The machine vision marketplace provides five dedicated unique hardware standards for camera interfacing. These are Camera Link, Camera Link HS (CLHS), CoaXPress (CXP), GigE Vision, and USB3 Vision. Another nondedicated, general-purpose computer interface also can be used in machine vision applications — IEEE 1394, or FireWire. The physical attributes regarding cables and connectors for each of these interfaces vary widely as do the specific capabilities of each interface with respect to speed, power implementation, computer interface, cable length, and even the type and composition of the cables. Some selection criteria will be discussed briefly later, but as always, a detailed study of each specification is recommended relative to any individual application.


Software Standards

One camera interface software standard defines the low-level code that executes the communication between the camera and processor. At the most fundamental level, the interface standard indicates the software implementation of a transport layer that executes the physical communication with the camera. Depending on the interface, either a unique, dedicated frame grabber or a standard computer bus adapter is used on the processor side, along with driver software that implements the transport layer communications.

Another software layer associated with camera interface standards is the SDK (software development kit). The SDK provides the interface between a machine vision application and the low-level communications needed to execute basic functions such as identifying connected cameras, configuring cameras, acquiring an image, and handling signals and events passed from the camera. SDKs may vary slightly depending on the camera or interface device manufacturer but overall will adhere to an individual interface standard.

Two different software interface standards exist for machine vision components. In most hardware interface standards, GenICam (Generic Interface for Cameras) is either the mandatory or optional programming interface. This flexible standard is implemented in both the camera and device. In different modules, GenICam provides a method for common naming of features and pixel formats, defines how to implement a generic interface with the camera, indicates communication techniques associated with the transport layer, and controls protocol and data packets. In the various hardware standards, all or some of these modules might be mandatory or optional.

A second software interface standard relates exclusively to IEEE 1394/FireWire hardware. The IIDC2 standard was developed as an extension of the original Apple IIDC FireWire specification to provide consistency in the control and interface of machine vision cameras using a FireWire connection.


Selecting A Camera Interface Standard

A detailed discussion of camera interface standard selection is beyond the scope of this article. In general, the selection is based on the needs of a specific application.
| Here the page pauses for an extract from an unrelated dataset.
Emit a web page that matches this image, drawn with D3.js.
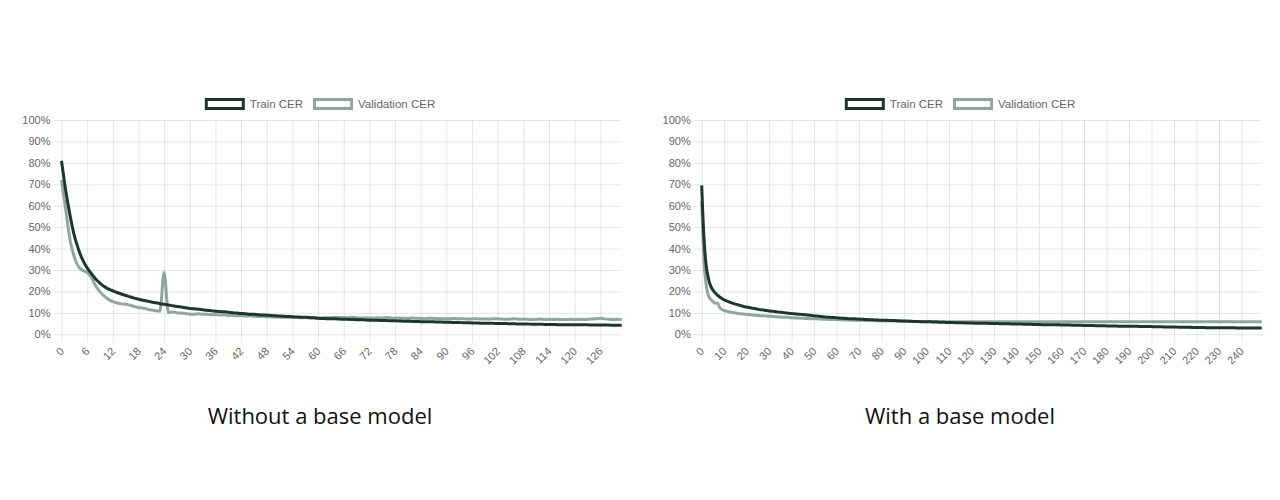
<!DOCTYPE html>
<html>
<head>
<meta charset="utf-8">
<script src="https://cdn.jsdelivr.net/npm/d3@7"></script>
<style>
  body {margin: 0; background: #fff;}
  svg {display: block;}
  .axis text {font-family: "Liberation Sans", Arial, sans-serif; font-size: 11px; fill: #666;}
  .legend text {font-family: "Liberation Sans", Arial, sans-serif; font-size: 11.5px; fill: #666;}
  .title {font-family: "Open Sans", sans-serif; font-size: 22px; fill: #111;}
</style>
</head>
<body>
<script>
// CER per epoch (%), left panel: trained from scratch
const trainNoBase = [
  81, 67, 55.5, 46, 39.5, 34.5, 31, 28.3, 25.8, 23.9,
  22.3, 21.1, 20.3, 19.5, 18.8, 18.1, 17.5, 16.9, 16.4, 15.9,
  15.5, 15.1, 14.7, 14.3, 14.0, 13.7, 13.3, 13.0, 12.7, 12.4,
  12.1, 11.9, 11.7, 11.5, 11.2, 11.0, 10.8, 10.6, 10.5, 10.3,
  10.1, 9.9, 9.7, 9.6, 9.4, 9.3, 9.1, 9.0, 8.9, 8.8,
  8.6, 8.5, 8.4, 8.3, 8.2, 8.1, 8.0, 7.9, 7.8, 7.7,
  7.5, 7.4, 7.3, 7.3, 7.2, 7.1, 7.0, 7.0, 6.9, 6.8,
  6.8, 6.7, 6.6, 6.6, 6.5, 6.4, 6.4, 6.3, 6.3, 6.2,
  6.1, 6.1, 6.0, 6.0, 5.9, 5.9, 5.8, 5.8, 5.7, 5.7,
  5.6, 5.6, 5.5, 5.5, 5.4, 5.4, 5.3, 5.3, 5.2, 5.2,
  5.1, 5.1, 5.0, 5.0, 5.0, 4.9, 4.9, 4.8, 4.8, 4.8,
  4.7, 4.7, 4.7, 4.6, 4.6, 4.6, 4.5, 4.5, 4.5, 4.5,
  4.4, 4.4, 4.4, 4.4, 4.3, 4.3, 4.3, 4.3, 4.3, 4.2,
  4.2, 4.2
]
const validNoBase = [
  72, 58, 44, 36, 31.5, 29.8, 28.8, 26.5, 22.5, 19.8,
  17.8, 16.3, 15.2, 14.6, 14.2, 14.0, 13.6, 13.0, 12.4, 12.3,
  11.8, 11.3, 11.0, 10.8, 28.8, 10.1, 10.4, 10.1, 9.9, 9.7,
  9.5, 9.4, 9.6, 9.3, 9.4, 9.1, 9.2, 9.0, 9.1, 8.8,
  8.9, 8.6, 8.7, 8.5, 8.6, 8.4, 8.3, 8.4, 8.2, 8.2,
  8.0, 8.1, 7.9, 7.9, 7.8, 7.8, 7.7, 7.8, 7.6, 7.7,
  7.6, 7.7, 7.8, 7.7, 7.9, 7.8, 7.8, 7.7, 7.9, 7.7,
  7.6, 7.7, 7.6, 7.5, 7.7, 7.6, 7.8, 7.6, 7.5, 7.6,
  7.5, 7.4, 7.6, 7.5, 7.4, 7.3, 7.5, 7.4, 7.3, 7.4,
  7.2, 7.3, 7.4, 7.2, 7.3, 7.1, 7.2, 7.3, 7.1, 7.2,
  7.1, 7.3, 7.2, 7.1, 7.0, 7.1, 7.2, 7.0, 7.1, 7.0,
  6.9, 7.0, 7.1, 6.9, 7.0, 6.9, 7.0, 6.9, 6.9, 7.0,
  6.9, 7.0, 6.9, 7.0, 7.1, 7.3, 7.5, 7.2, 7.0, 6.9,
  7.0, 6.9
]

// right panel: fine-tuned from a base model
const trainBase = [
  69.5, 45, 32, 26, 22.5, 20.6, 19.3, 18.3, 17.4, 16.7,
  16.1, 15.6, 15.2, 14.8, 14.4, 14.1, 13.8, 13.5, 13.2, 12.9,
  12.7, 12.5, 12.3, 12.1, 11.9, 11.7, 11.5, 11.4, 11.2, 11.1,
  10.9, 10.8, 10.7, 10.5, 10.4, 10.3, 10.2, 10.0, 9.9, 9.8,
  9.7, 9.6, 9.5, 9.4, 9.3, 9.2, 9.1, 9.0, 8.9, 8.8,
  8.6, 8.5, 8.4, 8.3, 8.2, 8.1, 8.0, 7.9, 7.8, 7.8,
  7.7, 7.6, 7.5, 7.5, 7.4, 7.3, 7.3, 7.2, 7.2, 7.1,
  7.1, 7.0, 7.0, 6.9, 6.9, 6.8, 6.8, 6.7, 6.7, 6.6,
  6.6, 6.6, 6.5, 6.5, 6.4, 6.4, 6.4, 6.3, 6.3, 6.2,
  6.2, 6.2, 6.1, 6.1, 6.0, 6.0, 6.0, 5.9, 5.9, 5.9,
  5.8, 5.8, 5.8, 5.7, 5.7, 5.7, 5.6, 5.6, 5.6, 5.5,
  5.5, 5.5, 5.5, 5.4, 5.4, 5.4, 5.4, 5.3, 5.3, 5.3,
  5.3, 5.2, 5.2, 5.2, 5.1, 5.1, 5.1, 5.1, 5.0, 5.0,
  5.0, 5.0, 5.0, 4.9, 4.9, 4.9, 4.9, 4.9, 4.8, 4.8,
  4.8, 4.8, 4.8, 4.7, 4.7, 4.7, 4.7, 4.6, 4.6, 4.6,
  4.6, 4.5, 4.5, 4.5, 4.5, 4.4, 4.4, 4.4, 4.4, 4.4,
  4.3, 4.3, 4.3, 4.3, 4.3, 4.2, 4.2, 4.2, 4.2, 4.2,
  4.1, 4.1, 4.1, 4.1, 4.1, 4.0, 4.0, 4.0, 4.0, 4.0,
  3.9, 3.9, 3.9, 3.9, 3.9, 3.8, 3.8, 3.8, 3.8, 3.8,
  3.7, 3.7, 3.7, 3.7, 3.7, 3.6, 3.6, 3.6, 3.6, 3.6,
  3.6, 3.5, 3.5, 3.5, 3.5, 3.5, 3.4, 3.4, 3.4, 3.4,
  3.4, 3.4, 3.3, 3.3, 3.3, 3.3, 3.3, 3.3, 3.2, 3.2,
  3.2, 3.2, 3.2, 3.2, 3.1, 3.1, 3.1, 3.1, 3.1, 3.1,
  3.1, 3.0, 3.0, 3.0, 3.0, 3.0, 3.0, 3.0, 2.9, 2.9,
  2.9, 2.9, 2.9, 2.9, 2.9, 2.9, 2.9, 2.9, 2.9, 2.9
]
const validBase = [
  62, 34, 23, 18, 16.3, 15.3, 14.5, 14.6, 12.5, 11.6,
  11.1, 10.8, 10.5, 10.3, 10.1, 9.9, 9.8, 9.6, 9.5, 9.4,
  9.3, 9.2, 9.1, 9.0, 8.9, 8.8, 8.7, 8.7, 8.6, 8.5,
  8.4, 8.4, 8.3, 8.2, 8.1, 8.1, 8.0, 7.9, 7.9, 7.8,
  7.7, 7.7, 7.6, 7.6, 7.5, 7.5, 7.4, 7.4, 7.3, 7.3,
  7.2, 7.2, 7.1, 7.1, 7.0, 7.0, 7.0, 6.9, 6.9, 6.9,
  6.8, 6.8, 6.8, 6.7, 6.7, 6.7, 6.6, 6.6, 6.6, 6.5,
  6.5, 6.5, 6.5, 6.4, 6.4, 6.4, 6.4, 6.3, 6.3, 6.3,
  6.3, 6.3, 6.2, 6.2, 6.2, 6.2, 6.2, 6.1, 6.1, 6.1,
  6.1, 6.1, 6.1, 6.0, 6.0, 6.0, 6.0, 6.0, 6.0, 6.0,
  5.9, 6.0, 5.9, 5.9, 6.0, 5.9, 5.9, 5.8, 5.9, 5.9,
  5.9, 5.8, 5.9, 5.9, 5.8, 5.9, 5.9, 5.9, 5.8, 5.9,
  5.9, 5.8, 5.8, 5.9, 5.9, 5.8, 5.9, 5.8, 5.9, 5.8,
  5.8, 5.9, 5.8, 5.9, 5.8, 5.8, 5.9, 5.8, 5.8, 5.9,
  5.8, 5.9, 5.8, 5.8, 5.9, 5.8, 5.9, 5.9, 5.8, 5.8,
  5.9, 5.8, 5.8, 5.9, 5.8, 5.9, 5.8, 5.9, 5.8, 5.8,
  5.9, 5.8, 5.9, 5.8, 5.8, 5.9, 5.8, 5.8, 5.9, 5.8,
  5.8, 5.9, 5.8, 5.9, 5.8, 5.8, 5.9, 5.8, 5.9, 5.8,
  5.8, 5.9, 5.8, 5.8, 5.9, 5.8, 5.9, 5.8, 5.8, 5.9,
  5.8, 5.8, 5.9, 5.8, 5.9, 5.8, 5.8, 5.9, 5.8, 5.9,
  5.8, 5.9, 5.8, 5.8, 5.9, 5.8, 5.9, 5.8, 5.8, 5.9,
  5.8, 5.9, 5.8, 5.9, 5.8, 5.8, 5.9, 5.8, 5.9, 5.8,
  5.8, 5.9, 5.8, 5.9, 5.8, 5.9, 5.8, 5.8, 5.9, 5.8,
  5.9, 5.8, 5.8, 5.9, 5.8, 5.9, 5.8, 5.9, 5.8, 5.8,
  5.9, 5.8, 5.9, 5.8, 5.8, 5.9, 5.8, 5.9, 5.8, 5.8
]

const yTicks = [0, 10, 20, 30, 40, 50, 60, 70, 80, 90, 100]
const seriesNames = ['Train CER', 'Validation CER']
const seriesColors = ['#1d372f', '#8ea89c']
const panelTitles = ['Without a base model', 'With a base model']

const svg = d3.select('body').append('svg').attr('width', 1280).attr('height', 500)

const plotTop = 120, plotBottom = 334.3, gridLen = 8

function drawPanel(train, valid, left, right, center, step, title) {
  const g = svg.append('g')
  const epochs = d3.range(train.length)
  const x = d3.scalePoint().domain(epochs).range([left, right])
  const y = d3.scaleLinear().domain([0, 100]).range([plotBottom, plotTop])

  // y grid + labels
  const ya = g.append('g').attr('class', 'axis')
  .attr('transform', `translate(${right},0)`)
  .call(d3.axisLeft(y).tickValues(yTicks).tickSize(right - left + gridLen).tickPadding(3).tickFormat(d => d + '%'))
  ya.select('.domain').remove()
  ya.selectAll('line').attr('stroke', 'rgba(0,0,0,0.1)')

  // x grid + labels
  const xa = g.append('g').attr('class', 'axis')
  .attr('transform', `translate(0,${plotTop})`)
  .call(d3.axisBottom(x).tickValues(epochs.filter(d => d % step === 0)).tickSize(plotBottom - plotTop + gridLen))
  xa.select('.domain').remove()
  xa.selectAll('line').attr('stroke', 'rgba(0,0,0,0.1)')
  xa.selectAll('text')
  .attr('y', 0).attr('dy', '0.35em')
  .attr('text-anchor', 'end')
  .attr('transform', `translate(0,${plotBottom - plotTop + 15}) rotate(-45)`)

  const line = d3.line().x((d, i) => x(i)).y(d => y(d)).curve(d3.curveMonotoneX)
  ;[valid, train].forEach((s, k) => {
    g.append('path').datum(s)
    .attr('fill', 'none')
    .attr('stroke', seriesColors[1 - k])
    .attr('stroke-width', 3)
    .attr('stroke-linejoin', 'round')
    .attr('d', line)
  })

  // legend
  const lg = g.append('g').attr('class', 'legend')
  let cx = 0
  seriesNames.forEach((name, i) => {
    lg.append('rect')
    .attr('x', cx + 1.5).attr('y', 99.5)
    .attr('width', 37).attr('height', 9)
    .attr('fill', '#fff').attr('stroke', seriesColors[i]).attr('stroke-width', 3)
    const t = lg.append('text').attr('x', cx + 45).attr('y', 104).attr('dy', '0.35em').text(name)
    cx += 45 + t.node().getComputedTextLength() + 10
  })
  lg.attr('transform', `translate(${center - (cx - 10) / 2},0)`)

  svg.append('text').attr('class', 'title')
  .attr('x', center).attr('y', 424).attr('text-anchor', 'middle')
  .text(title)
}

drawPanel(trainNoBase, validNoBase, 61.5, 621.7, 320, 6, panelTitles[0])
drawPanel(trainBase, validBase, 701.7, 1261.7, 960, 10, panelTitles[1])
</script>
</body>
</html>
Still, this can be a complex decision based on multiple interface attributes and even subjective preferences. Noted here are some of the practical differentiators to take into account:

  • Bandwidth (speed): Each interface has a specified maximum data throughput capability (which could be considered as image rate) with variations sometimes even within the standard based on cabling configuration. For example, some interfaces require multiple taps (cables) to achieve a higher data transfer rate. As noted below, recent developments in certain standards have resulted in greater speed and bandwidth for those interfaces.
  • Connector preference: The physical connection between the camera and interface device, or frame grabber, might be a consideration in some cases. Of interest could be the physical robustness of the connector and cable for use in a certain application. For example, robotic applications may require cables with high stress tolerance and low bend radius. Another consideration is whether the interface can be easily implemented in optical cabling.
  • Cable length: Cables for different interfaces have dramatically different maximum lengths per the specification. As mentioned, some interfaces natively support optical fiber cables thereby extending the possible length of transmission.
  • Type of interface: Some interfaces require a dedicated interface card, or frame grabber.
  • Other considerations: GenICam compliance, acquisition trigger type and latency, signal jitter, transmission robustness or redundancy, and other considerations could be of interest in specific applications.

The G3 put together a very useful brochure titled Guide to Understanding Machine Vision Standards. This brochure provides a common template for describing each standard, which allows unbiased comparisons of each standard’s capabilities. The brochure is accessible from any of the G3 trade association websites.


Camera Performance, Integration, Validation, And Other Standards

Hardware and software interface standards are only one piece of the standards puzzle in machine vision. Key standards are available for lens mounting and lighting design, specification, and performance (from JIIA). An important standard available from EMVA discusses the measurement and specification of cameras used in machine vision. In a joint effort with many camera manufacturers, the EMVA 1288 standard discusses specific camera performance metrics and measurement methodologies and guidelines for the standardized presentation of results to help users compare and select components. In Europe, the VDI (Association of German Engineers), VDE (Association for Electrical, Electronic & Information Technologies), and VDMA (German Engineering Federation) have developed VDI/VDE/VDMA 2632, which helps users and providers communicate project requirements, improve the integration process, and perform standard acceptance testing.


Recent Updates And New Standards

Most standards for machine vision are always in flux. The result is continual improvements in capability and performance as manufacturers adopt new and updated standards. At The Vision Show in Boston this past October, A3 released a significant speed upgrade for CLHS version 1.2. The new speed grade S25 and MPO connector enable effective 100 Gbps data bandwidth over a single cable and 400 Gbps over four cables. The S25 is backward compatible to S10, and the committee IP Core (US$1,000) can be used without any changes, ensuring easy upgrades for manufacturers and customers. Within the past year, the CXP interface standard has been updated to version 2.0. The updated standard provides greater transfer rates over a single cable and up to 100 Gbps over multiple cables. It also increases cable lengths and improves latency. And new Ethernet interface cards and camera technologies are driving GigE Vision transfer speed standards from 10GigE up to 100GigE.

Not released but in process are standards from the National Institute of Standards and Technology (nist.gov — and ASTM International (astm.org) that define 3D imaging systems, including their performance and methods and metrics for testing and validation. Also in process from these organizations is a guide for selecting 3D imaging systems. Standards are important to anyone involved in machine vision and the application of the technology. Keep abreast of new developments and research existing standards to understand what components are best for your application.